Tuesday, March 2, 2010

Author of Massacred for Gold Tonight

On May 25, 1887, at least 34 men were robbed and killed on the Oregon side of Hell's Canyon. You probably have never heard of this massacre, because scant attention was paid to it at the time, and it was subsequently buried by authorities and the community. The reason this mass murder wasn't received with outrage and action is because the murdered men were Chinese immigrants, working as gold miners. In fact, sadly, we only know the names of eleven of the murdered men.

The killers were a gang of rustlers and schoolboys from northeastern Oregon. Eventually, six of the participants were tried and acquitted, while most -- including the ringleader -- were never caught or brought to justice.

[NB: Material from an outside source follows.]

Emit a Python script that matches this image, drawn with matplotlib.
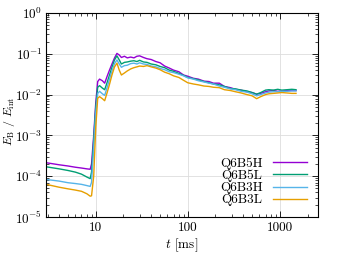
import numpy as np
import matplotlib
matplotlib.use("Agg")
import matplotlib.pyplot as plt

plt.rcParams['font.family'] = ['cmr10', 'DejaVu Serif']
plt.rcParams['mathtext.fontset'] = 'cm'
plt.rcParams['axes.formatter.use_mathtext'] = True
plt.rcParams['font.size'] = 9.5

t_ms = [2.9, 4, 5, 6, 7, 8, 8.7, 9.0, 9.5, 10.0,
        10.5, 11, 11.8, 12.5, 13.3, 14.1, 15, 16, 17, 18,
        19, 20.5, 22, 24, 26, 28, 30, 33, 36, 40,
        45, 50, 56, 63, 70, 80, 90, 100, 115, 130,
        150, 170, 190, 220, 250, 290, 330, 380, 440, 500,
        560, 620, 700, 760, 850, 950, 1050, 1200, 1350, 1500]

# log10 of E_B / E_int
q6b5h = [-3.67, -3.72, -3.75, -3.78, -3.80, -3.82, -3.83, -3.70, -3.00, -2.20,
         -1.68, -1.62, -1.66, -1.72, -1.55, -1.40, -1.25, -1.10, -0.99, -1.03,
         -1.09, -1.06, -1.10, -1.08, -1.10, -1.06, -1.05, -1.09, -1.12, -1.14,
         -1.19, -1.22, -1.30, -1.35, -1.40, -1.44, -1.52, -1.55, -1.60, -1.62,
         -1.67, -1.68, -1.72, -1.72, -1.80, -1.83, -1.87, -1.89, -1.93, -1.95,
         -1.99, -1.97, -1.93, -1.91, -1.90, -1.92, -1.91, -1.90, -1.90, -1.90]
q6b5l = [-3.77, -3.82, -3.86, -3.90, -3.95, -4.02, -4.06, -3.90, -3.10, -2.30,
         -1.82, -1.78, -1.84, -1.88, -1.70, -1.52, -1.33, -1.15, -1.05, -1.15,
         -1.25, -1.21, -1.20, -1.18, -1.17, -1.19, -1.16, -1.20, -1.21, -1.25,
         -1.27, -1.31, -1.34, -1.40, -1.43, -1.48, -1.53, -1.58, -1.61, -1.64,
         -1.68, -1.71, -1.74, -1.76, -1.80, -1.85, -1.86, -1.89, -1.91, -1.95,
         -1.99, -1.95, -1.89, -1.88, -1.89, -1.87, -1.89, -1.88, -1.87, -1.88]
q6b3h = [-4.08, -4.12, -4.16, -4.18, -4.20, -4.23, -4.25, -4.15, -3.30, -2.45,
         -1.97, -1.92, -1.98, -2.02, -1.82, -1.62, -1.42, -1.24, -1.15, -1.25,
         -1.33, -1.29, -1.28, -1.24, -1.23, -1.25, -1.22, -1.25, -1.26, -1.30,
         -1.32, -1.36, -1.39, -1.44, -1.46, -1.50, -1.54, -1.59, -1.62, -1.66,
         -1.69, -1.72, -1.74, -1.79, -1.82, -1.86, -1.88, -1.92, -1.94, -1.98,
         -2.03, -2.00, -1.96, -1.94, -1.93, -1.93, -1.92, -1.92, -1.91, -1.91]
q6b3l = [-4.20, -4.27, -4.31, -4.34, -4.37, -4.43, -4.49, -4.48, -4.00, -2.80,
         -2.09, -2.05, -2.10, -2.15, -1.95, -1.75, -1.52, -1.32, -1.23, -1.40,
         -1.52, -1.47, -1.42, -1.37, -1.34, -1.32, -1.30, -1.31, -1.29, -1.32,
         -1.35, -1.39, -1.45, -1.49, -1.54, -1.58, -1.65, -1.71, -1.74, -1.76,
         -1.79, -1.80, -1.82, -1.83, -1.88, -1.90, -1.93, -1.96, -2.00, -2.03,
         -2.10, -2.05, -2.00, -1.98, -1.97, -1.96, -1.95, -1.96, -1.97, -1.97]

labels = ["Q6B5H", "Q6B5L", "Q6B3H", "Q6B3L"]
colors = ["#9400d3", "#009e73", "#56b4e9", "#e69f00"]

fig = plt.figure(figsize=(3.38, 2.54), dpi=100)
ax = fig.add_axes([46/338, 1 - 217/254, (318-46)/338, (217-13)/254])

t = np.array(t_ms)
for series, lab, col in zip([q6b5h, q6b5l, q6b3h, q6b3l], labels, colors):
    ax.plot(t, 10.0 ** np.array(series), color=col, lw=1.0, label=lab)

ax.set_xscale('log')
ax.set_yscale('log')
ax.set_xlim(2.88, 2600)
ax.set_ylim(1e-5, 1)
ax.set_xticks([10, 100, 1000])
ax.set_xticklabels(["10", "100", "1000"])
ax.set_yticks([1e-5, 1e-4, 1e-3, 1e-2, 1e-1, 1])
ax.grid(True, which='major', color='#dddddd', lw=0.6)
ax.set_axisbelow(True)
ax.tick_params(which='both', direction='in', top=True, right=True)
ax.tick_params(which='major', length=4, width=0.6)
ax.tick_params(which='minor', length=2, width=0.5)
ax.tick_params(axis='y', which='major', pad=2.5)
for s in ax.spines.values():
    s.set_linewidth(0.8)

ax.set_xlabel(r"$t$ [ms]", labelpad=2)
ax.set_ylabel(r"$E_\mathrm{B}$ / $E_\mathrm{int}$", fontsize=8.5)
ax.yaxis.set_label_coords(-0.105, 0.47)

ax.legend(loc='lower right', frameon=False, markerfirst=False,
          handlelength=2.6, labelspacing=0.0, borderaxespad=0.4,
          handletextpad=0.8)

fig.savefig("out.png", dpi=100)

We might not know about this story even now, if it weren't for two people: A Wallowa County clerk, who discovered the documents relating to the crime in an unused safe, and R. Gregory Nokes, who has recently published a book about the event -- a book he spent at least a decade researching.

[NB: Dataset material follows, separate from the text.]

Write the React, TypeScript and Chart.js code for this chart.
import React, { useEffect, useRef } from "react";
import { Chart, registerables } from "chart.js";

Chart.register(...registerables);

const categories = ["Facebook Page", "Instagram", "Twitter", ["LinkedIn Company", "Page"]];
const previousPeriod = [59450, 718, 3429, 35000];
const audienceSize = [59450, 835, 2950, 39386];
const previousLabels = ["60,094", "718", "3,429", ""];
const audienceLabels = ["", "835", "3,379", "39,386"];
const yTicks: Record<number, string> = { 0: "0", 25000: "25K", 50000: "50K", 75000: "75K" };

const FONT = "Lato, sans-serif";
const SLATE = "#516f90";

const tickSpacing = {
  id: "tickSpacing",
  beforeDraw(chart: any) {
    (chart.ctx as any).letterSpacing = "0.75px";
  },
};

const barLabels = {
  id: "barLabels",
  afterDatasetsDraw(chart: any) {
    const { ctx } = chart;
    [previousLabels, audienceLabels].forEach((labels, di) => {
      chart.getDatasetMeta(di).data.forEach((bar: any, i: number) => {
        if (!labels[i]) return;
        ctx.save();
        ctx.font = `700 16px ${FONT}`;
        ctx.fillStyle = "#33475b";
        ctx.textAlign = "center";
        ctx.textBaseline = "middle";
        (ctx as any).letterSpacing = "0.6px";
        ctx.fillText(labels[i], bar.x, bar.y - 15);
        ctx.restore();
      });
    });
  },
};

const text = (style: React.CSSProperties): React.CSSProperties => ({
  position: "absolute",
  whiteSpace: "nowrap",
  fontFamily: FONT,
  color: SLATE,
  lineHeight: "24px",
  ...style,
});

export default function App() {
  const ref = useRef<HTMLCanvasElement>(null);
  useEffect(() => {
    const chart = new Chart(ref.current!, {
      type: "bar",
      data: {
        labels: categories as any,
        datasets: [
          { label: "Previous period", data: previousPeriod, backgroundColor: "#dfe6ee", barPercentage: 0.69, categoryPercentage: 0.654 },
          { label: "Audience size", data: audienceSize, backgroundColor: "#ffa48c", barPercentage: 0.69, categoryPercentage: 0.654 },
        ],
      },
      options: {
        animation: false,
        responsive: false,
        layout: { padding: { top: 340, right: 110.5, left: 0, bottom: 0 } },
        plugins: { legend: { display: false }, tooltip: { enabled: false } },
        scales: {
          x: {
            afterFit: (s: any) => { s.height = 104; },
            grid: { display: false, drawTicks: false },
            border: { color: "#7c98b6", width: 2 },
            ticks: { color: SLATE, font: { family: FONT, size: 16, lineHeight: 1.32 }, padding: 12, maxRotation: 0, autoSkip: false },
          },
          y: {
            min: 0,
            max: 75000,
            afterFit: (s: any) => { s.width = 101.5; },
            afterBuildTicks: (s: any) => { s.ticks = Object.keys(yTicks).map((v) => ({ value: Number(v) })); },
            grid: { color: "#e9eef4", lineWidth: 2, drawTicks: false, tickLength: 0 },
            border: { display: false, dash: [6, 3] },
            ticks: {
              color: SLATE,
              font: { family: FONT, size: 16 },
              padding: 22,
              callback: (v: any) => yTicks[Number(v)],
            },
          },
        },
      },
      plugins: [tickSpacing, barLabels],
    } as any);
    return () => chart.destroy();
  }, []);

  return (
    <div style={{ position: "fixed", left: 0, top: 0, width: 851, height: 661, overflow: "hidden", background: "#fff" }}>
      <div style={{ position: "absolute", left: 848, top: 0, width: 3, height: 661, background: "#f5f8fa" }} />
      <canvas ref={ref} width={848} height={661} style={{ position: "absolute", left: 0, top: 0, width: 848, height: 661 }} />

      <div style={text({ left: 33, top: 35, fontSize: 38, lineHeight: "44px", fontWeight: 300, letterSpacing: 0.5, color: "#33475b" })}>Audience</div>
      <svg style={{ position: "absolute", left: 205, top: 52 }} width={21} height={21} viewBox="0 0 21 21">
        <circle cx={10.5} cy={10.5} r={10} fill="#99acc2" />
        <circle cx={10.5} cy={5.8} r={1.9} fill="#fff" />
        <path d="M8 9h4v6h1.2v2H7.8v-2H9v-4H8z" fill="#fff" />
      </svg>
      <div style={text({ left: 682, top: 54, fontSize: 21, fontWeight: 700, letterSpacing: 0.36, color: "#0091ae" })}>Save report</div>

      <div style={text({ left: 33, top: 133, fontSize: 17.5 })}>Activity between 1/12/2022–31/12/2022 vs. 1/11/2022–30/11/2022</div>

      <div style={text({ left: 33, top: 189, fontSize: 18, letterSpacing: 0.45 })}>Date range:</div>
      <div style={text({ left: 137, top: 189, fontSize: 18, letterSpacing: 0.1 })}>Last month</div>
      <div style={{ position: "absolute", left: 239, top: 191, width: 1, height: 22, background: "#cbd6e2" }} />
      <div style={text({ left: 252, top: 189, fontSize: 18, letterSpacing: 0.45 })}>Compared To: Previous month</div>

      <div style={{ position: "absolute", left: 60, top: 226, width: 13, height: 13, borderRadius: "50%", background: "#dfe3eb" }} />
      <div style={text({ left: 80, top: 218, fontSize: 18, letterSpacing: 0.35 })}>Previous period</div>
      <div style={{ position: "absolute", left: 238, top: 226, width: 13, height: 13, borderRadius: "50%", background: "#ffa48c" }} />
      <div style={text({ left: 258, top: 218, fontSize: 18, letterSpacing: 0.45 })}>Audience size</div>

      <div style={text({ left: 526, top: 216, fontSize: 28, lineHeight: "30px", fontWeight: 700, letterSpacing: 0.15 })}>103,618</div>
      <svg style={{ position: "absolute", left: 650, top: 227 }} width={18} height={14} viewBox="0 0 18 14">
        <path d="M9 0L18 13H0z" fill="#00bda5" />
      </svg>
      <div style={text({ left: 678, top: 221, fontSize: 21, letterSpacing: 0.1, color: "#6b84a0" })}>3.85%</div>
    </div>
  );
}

The result of that reseach is Massacred for Gold: The Chinese in Hell's Canyon, and tonight Greg Nokes will join us at 7 pm to tell us about his book and the event. Nokes worked for The Associated Press for 25 years and for The Oregonian for 15. He graduated from Willamette University and attended Harvard University as a 1972 Nieman Fellow. He first learned about the discovery of the documents while working as a reporter for The Oregonian, and he wrote about the massacre for the paper in 1995.

But his obsession with the massacre didn't stop there. Nokes wondered why he, someone educated in Oregon schools, had never heard about one of the worst crimes in the state's history. And as he dug into it deeper, all evidence pointed to a massive cover-up extending for more than a century. When he retired from the newspaper in 2003, he was able to devote more time to research and to running down leads, which has resulted in this wonderful and important book.

Barry Lopez describes Nokes's book as "an act of citizenship as much as it is a commendable work of history," a book that describes "a community's willful denial of it's past." Jim Lynch, author of The Highest Tide and Border Songs, says, "This is an important book. Meticulously researched and engagingly written, Massacred for Gold should be required reading in the American West."

We hope you can join us tonight for what is sure to be a fascinating evening with author Greg Nokes.